Kashgar’s famed old city has not been entirely reduced to rubble. There did appear to be an incredible amount of rubble, to be sure, and large areas have been demolished. Most of the rebuilding is in traditional Uighur style and there is some restoration. Once we’d got over the shock at the sheer scale of the upheaval and chaos, we perceived some merit in the process going on. Maybe these new bits will look OK in another 10 years, when they’ve weathered a bit, we thought, and those old mud brick houses look amazing, but I expect people will be glad to move into modern ones with better plumbing.

Er, yeah, so why does the government keep having to quell riots here?

Construction Boom (Part Two)

12 days and 2,500 kilometres after crossing the border, we were at last approaching our first experience of the “real” China. Well, Chinese life as experienced in the big cities, which is where most of the people now live, the urban population having overtaken the rural (for ever, I suppose) a few years ago. The train slowed down as smokestacks and massive industrial structures firstly increased in frequency and then mingled with the high rise residential stuff.

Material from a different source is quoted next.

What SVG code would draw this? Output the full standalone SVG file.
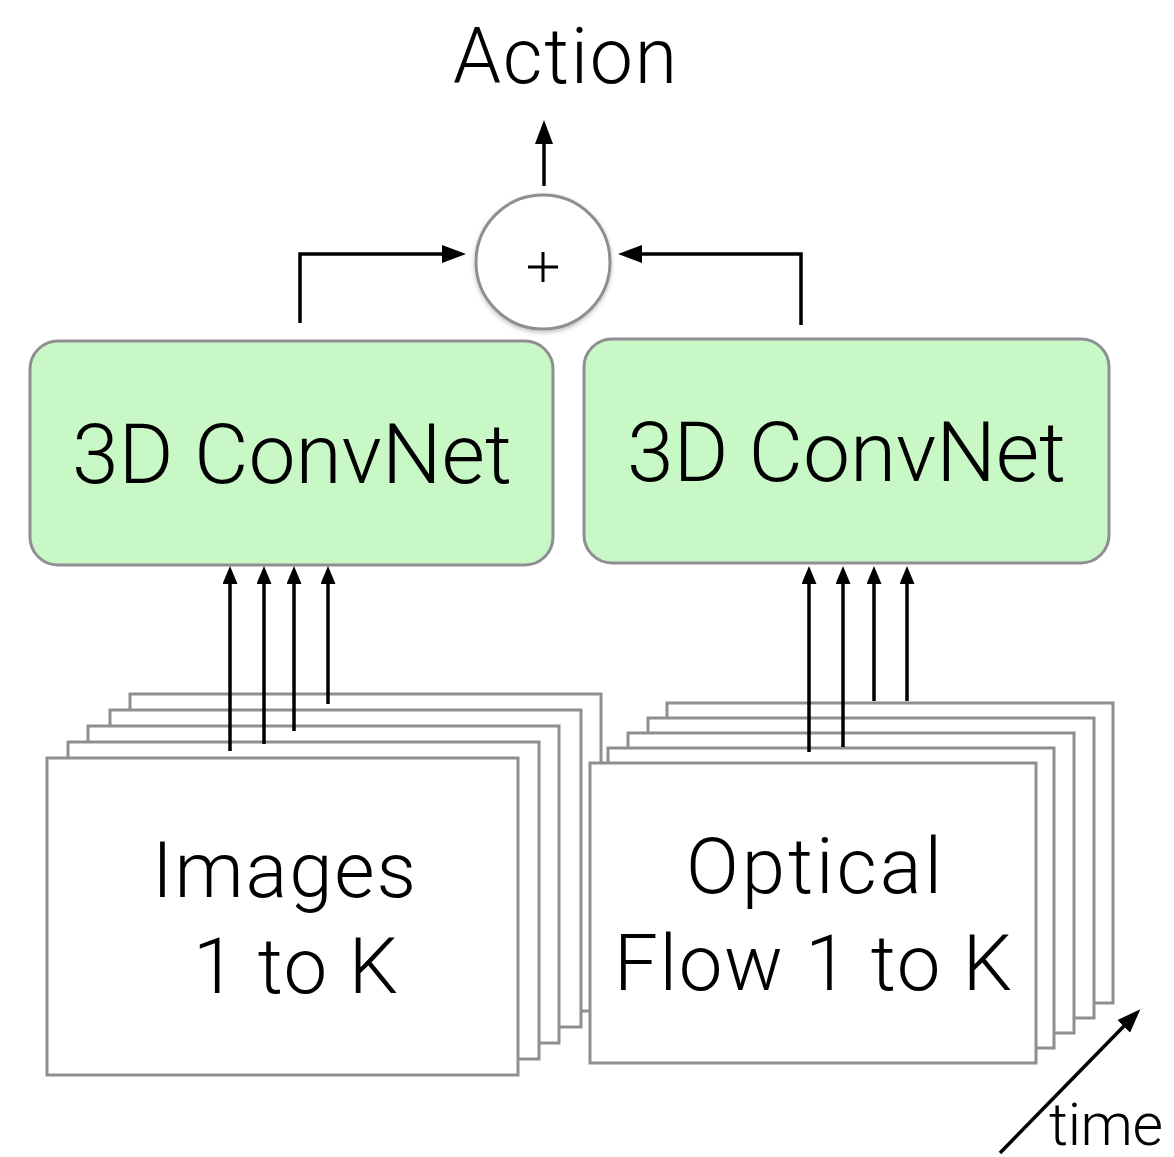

The older blocks looked terrible, some truly collapsing, but many only apparently derelict. On closer inspection, there were curtains, pot plants and washing visible around the filthy old concrete and metal. So who could grumble at the hope of much better living conditions in the brand new, bigger, cleaner, 21st century behemoths under construction all around?

We got ready to leave the train. But the train accelerated again and nobody got up. Through the window we watched more massive construction sites looming through the fog…. and more and more, as the train rattled along. We checked the map, another city before Lanzhou? No, this must be it. We both looked out at mile after mile after mile of huge new buildings going up amongst, sometimes more or less on top of, the old stuff. The older housing was 6 to 12 storeys. The new stuff towered over it all, every building at least 30 storeys. It must have taken the train another 40 minutes to get to the station from the edge of the city, and all was one enormous construction site.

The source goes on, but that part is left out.